=== Do this ===
Pictures stay out of this copy, which runs from the first line of the material through the line containing "import numpy as np".

****************************************

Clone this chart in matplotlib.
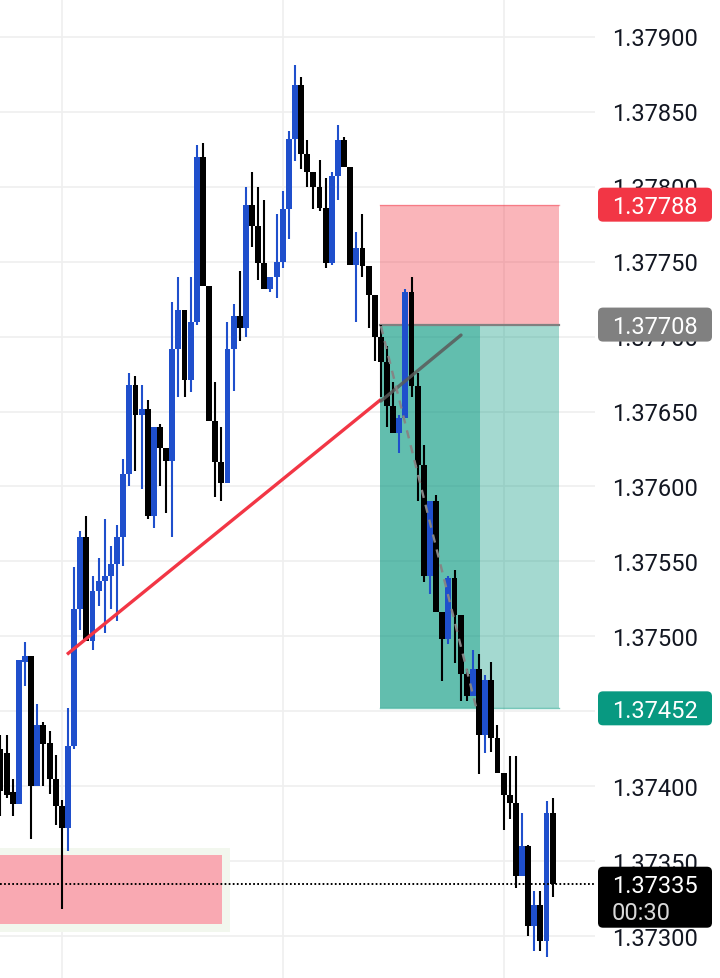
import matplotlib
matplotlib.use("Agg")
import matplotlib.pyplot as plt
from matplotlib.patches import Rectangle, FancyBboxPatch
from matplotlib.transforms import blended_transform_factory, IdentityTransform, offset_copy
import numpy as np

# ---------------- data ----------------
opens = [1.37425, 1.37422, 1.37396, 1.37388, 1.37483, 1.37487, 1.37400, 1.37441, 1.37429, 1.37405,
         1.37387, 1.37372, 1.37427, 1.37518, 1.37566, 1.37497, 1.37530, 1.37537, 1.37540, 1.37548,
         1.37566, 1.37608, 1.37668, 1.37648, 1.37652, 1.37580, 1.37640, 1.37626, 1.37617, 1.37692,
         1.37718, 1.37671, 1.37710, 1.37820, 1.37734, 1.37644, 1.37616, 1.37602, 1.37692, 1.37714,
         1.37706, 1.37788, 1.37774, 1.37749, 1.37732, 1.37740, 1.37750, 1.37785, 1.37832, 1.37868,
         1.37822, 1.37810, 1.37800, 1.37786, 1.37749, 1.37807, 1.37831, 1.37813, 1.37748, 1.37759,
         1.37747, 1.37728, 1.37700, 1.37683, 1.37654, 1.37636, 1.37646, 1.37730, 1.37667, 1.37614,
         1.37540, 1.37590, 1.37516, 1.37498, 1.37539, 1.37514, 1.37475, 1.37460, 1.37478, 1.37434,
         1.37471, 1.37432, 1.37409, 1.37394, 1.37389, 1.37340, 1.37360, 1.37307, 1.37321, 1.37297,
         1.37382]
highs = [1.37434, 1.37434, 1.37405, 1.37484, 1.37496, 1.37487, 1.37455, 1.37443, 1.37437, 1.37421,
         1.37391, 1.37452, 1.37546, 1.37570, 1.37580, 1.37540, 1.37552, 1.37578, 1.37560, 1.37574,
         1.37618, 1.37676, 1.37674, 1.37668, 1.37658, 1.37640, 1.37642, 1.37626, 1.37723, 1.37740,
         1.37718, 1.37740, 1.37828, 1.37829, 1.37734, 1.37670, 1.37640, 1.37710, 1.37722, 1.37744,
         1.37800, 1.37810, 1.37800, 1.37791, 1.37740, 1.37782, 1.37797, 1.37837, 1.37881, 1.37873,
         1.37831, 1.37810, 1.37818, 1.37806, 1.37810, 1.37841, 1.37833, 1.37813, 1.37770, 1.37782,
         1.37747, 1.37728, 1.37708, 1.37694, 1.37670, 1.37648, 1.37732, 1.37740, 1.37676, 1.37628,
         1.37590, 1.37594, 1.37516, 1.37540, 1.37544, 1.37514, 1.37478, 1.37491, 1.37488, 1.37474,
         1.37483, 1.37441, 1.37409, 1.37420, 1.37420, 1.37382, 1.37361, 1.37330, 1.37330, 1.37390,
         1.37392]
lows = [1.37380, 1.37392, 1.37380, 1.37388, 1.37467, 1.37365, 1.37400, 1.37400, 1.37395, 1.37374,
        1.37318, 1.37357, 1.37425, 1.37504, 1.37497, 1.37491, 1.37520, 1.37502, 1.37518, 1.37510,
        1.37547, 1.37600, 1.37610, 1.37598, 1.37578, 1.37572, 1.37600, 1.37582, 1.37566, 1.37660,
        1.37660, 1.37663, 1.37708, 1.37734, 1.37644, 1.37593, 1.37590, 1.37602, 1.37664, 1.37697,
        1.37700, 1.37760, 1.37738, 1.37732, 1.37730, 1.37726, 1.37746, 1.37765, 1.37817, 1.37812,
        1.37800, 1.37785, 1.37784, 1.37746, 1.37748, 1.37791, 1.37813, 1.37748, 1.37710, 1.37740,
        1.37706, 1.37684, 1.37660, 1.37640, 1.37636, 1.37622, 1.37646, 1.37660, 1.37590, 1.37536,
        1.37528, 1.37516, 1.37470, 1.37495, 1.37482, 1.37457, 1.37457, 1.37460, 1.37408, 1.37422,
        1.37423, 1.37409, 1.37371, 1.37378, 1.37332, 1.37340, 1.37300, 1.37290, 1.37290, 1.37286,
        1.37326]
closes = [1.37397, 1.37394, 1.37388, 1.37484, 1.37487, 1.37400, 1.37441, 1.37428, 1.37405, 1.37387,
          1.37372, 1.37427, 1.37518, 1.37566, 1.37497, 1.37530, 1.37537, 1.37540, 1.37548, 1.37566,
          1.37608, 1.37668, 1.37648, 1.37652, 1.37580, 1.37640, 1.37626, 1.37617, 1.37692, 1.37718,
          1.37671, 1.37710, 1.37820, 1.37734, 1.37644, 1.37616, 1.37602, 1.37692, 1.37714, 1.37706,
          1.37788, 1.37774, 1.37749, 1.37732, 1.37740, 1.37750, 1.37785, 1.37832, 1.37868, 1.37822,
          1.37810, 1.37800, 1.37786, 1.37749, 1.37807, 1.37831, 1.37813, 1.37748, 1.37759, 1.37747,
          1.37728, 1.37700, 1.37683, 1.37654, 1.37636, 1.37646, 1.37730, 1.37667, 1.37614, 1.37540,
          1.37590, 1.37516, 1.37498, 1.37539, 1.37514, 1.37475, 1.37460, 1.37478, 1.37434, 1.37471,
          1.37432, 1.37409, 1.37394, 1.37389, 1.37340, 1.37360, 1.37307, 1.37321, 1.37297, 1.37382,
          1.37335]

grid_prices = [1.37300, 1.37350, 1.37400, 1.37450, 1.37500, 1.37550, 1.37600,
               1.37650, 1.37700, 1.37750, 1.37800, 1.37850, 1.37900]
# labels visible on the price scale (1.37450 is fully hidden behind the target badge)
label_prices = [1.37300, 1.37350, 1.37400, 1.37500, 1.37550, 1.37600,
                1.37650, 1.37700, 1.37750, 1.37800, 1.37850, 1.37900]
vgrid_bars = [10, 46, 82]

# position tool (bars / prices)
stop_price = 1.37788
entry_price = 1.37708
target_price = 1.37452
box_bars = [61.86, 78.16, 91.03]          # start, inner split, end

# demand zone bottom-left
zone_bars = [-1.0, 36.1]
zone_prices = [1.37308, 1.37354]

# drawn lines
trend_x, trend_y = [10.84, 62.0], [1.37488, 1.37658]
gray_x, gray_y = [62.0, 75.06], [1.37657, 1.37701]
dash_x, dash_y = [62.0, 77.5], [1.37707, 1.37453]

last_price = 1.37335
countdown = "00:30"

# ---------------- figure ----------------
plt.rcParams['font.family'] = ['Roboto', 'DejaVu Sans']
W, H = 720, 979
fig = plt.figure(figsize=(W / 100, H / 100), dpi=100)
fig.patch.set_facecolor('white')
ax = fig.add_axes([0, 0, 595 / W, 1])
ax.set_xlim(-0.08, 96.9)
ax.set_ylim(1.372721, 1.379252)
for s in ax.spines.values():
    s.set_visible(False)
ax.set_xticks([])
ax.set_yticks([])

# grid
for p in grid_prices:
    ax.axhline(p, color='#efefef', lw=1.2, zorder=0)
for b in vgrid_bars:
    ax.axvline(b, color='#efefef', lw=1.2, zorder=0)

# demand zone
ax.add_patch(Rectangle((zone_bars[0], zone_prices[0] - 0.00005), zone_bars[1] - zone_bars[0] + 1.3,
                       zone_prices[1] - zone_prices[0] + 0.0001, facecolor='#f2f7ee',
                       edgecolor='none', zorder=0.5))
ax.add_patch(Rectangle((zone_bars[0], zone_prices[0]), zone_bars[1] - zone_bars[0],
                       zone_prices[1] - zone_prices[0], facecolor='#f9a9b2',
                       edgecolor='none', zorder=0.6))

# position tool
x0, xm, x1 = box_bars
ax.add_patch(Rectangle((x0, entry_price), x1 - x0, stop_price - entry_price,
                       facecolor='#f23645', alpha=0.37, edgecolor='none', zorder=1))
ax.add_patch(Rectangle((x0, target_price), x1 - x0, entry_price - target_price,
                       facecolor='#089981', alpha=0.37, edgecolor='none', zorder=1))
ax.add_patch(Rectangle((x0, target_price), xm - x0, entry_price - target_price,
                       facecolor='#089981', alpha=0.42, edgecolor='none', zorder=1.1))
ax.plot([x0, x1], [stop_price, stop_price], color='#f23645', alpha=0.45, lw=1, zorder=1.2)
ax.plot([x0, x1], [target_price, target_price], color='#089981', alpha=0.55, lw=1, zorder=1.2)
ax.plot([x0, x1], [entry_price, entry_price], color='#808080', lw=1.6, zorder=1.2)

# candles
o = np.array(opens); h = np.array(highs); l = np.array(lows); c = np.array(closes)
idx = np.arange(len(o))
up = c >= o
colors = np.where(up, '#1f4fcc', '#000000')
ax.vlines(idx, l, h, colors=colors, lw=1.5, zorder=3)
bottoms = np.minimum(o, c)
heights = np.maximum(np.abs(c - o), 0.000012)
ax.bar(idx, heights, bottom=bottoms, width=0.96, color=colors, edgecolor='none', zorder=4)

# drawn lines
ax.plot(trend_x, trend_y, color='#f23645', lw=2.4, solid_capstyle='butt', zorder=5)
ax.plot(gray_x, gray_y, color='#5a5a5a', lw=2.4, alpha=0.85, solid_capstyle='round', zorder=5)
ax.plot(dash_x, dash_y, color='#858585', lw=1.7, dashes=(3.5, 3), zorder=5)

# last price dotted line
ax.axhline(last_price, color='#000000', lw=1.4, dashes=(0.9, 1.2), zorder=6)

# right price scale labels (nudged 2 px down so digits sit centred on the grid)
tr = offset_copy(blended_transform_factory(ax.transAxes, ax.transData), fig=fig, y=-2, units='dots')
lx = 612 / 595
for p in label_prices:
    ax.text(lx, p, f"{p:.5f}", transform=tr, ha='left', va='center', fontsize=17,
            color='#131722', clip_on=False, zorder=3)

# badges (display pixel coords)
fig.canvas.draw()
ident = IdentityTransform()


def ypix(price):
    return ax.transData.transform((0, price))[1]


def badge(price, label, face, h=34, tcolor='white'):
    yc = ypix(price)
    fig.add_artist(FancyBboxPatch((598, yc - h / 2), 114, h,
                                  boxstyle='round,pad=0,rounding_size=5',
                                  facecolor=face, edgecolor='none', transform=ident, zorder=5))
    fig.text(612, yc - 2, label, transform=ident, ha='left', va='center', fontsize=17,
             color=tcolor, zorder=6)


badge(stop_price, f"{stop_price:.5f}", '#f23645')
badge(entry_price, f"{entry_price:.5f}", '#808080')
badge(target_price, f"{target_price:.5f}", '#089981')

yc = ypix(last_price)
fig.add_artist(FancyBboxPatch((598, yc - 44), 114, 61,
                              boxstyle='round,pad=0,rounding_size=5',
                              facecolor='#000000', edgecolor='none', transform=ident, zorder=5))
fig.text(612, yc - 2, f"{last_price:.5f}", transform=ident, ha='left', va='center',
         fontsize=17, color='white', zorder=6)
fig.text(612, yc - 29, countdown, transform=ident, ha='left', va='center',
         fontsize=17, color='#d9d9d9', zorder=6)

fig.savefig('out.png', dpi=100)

****************************************

=== Reply to the exercise ===
Clone this chart in matplotlib.
import matplotlib
matplotlib.use("Agg")
import matplotlib.pyplot as plt
from matplotlib.patches import Rectangle, FancyBboxPatch
from matplotlib.transforms import blended_transform_factory, IdentityTransform, offset_copy
import numpy as np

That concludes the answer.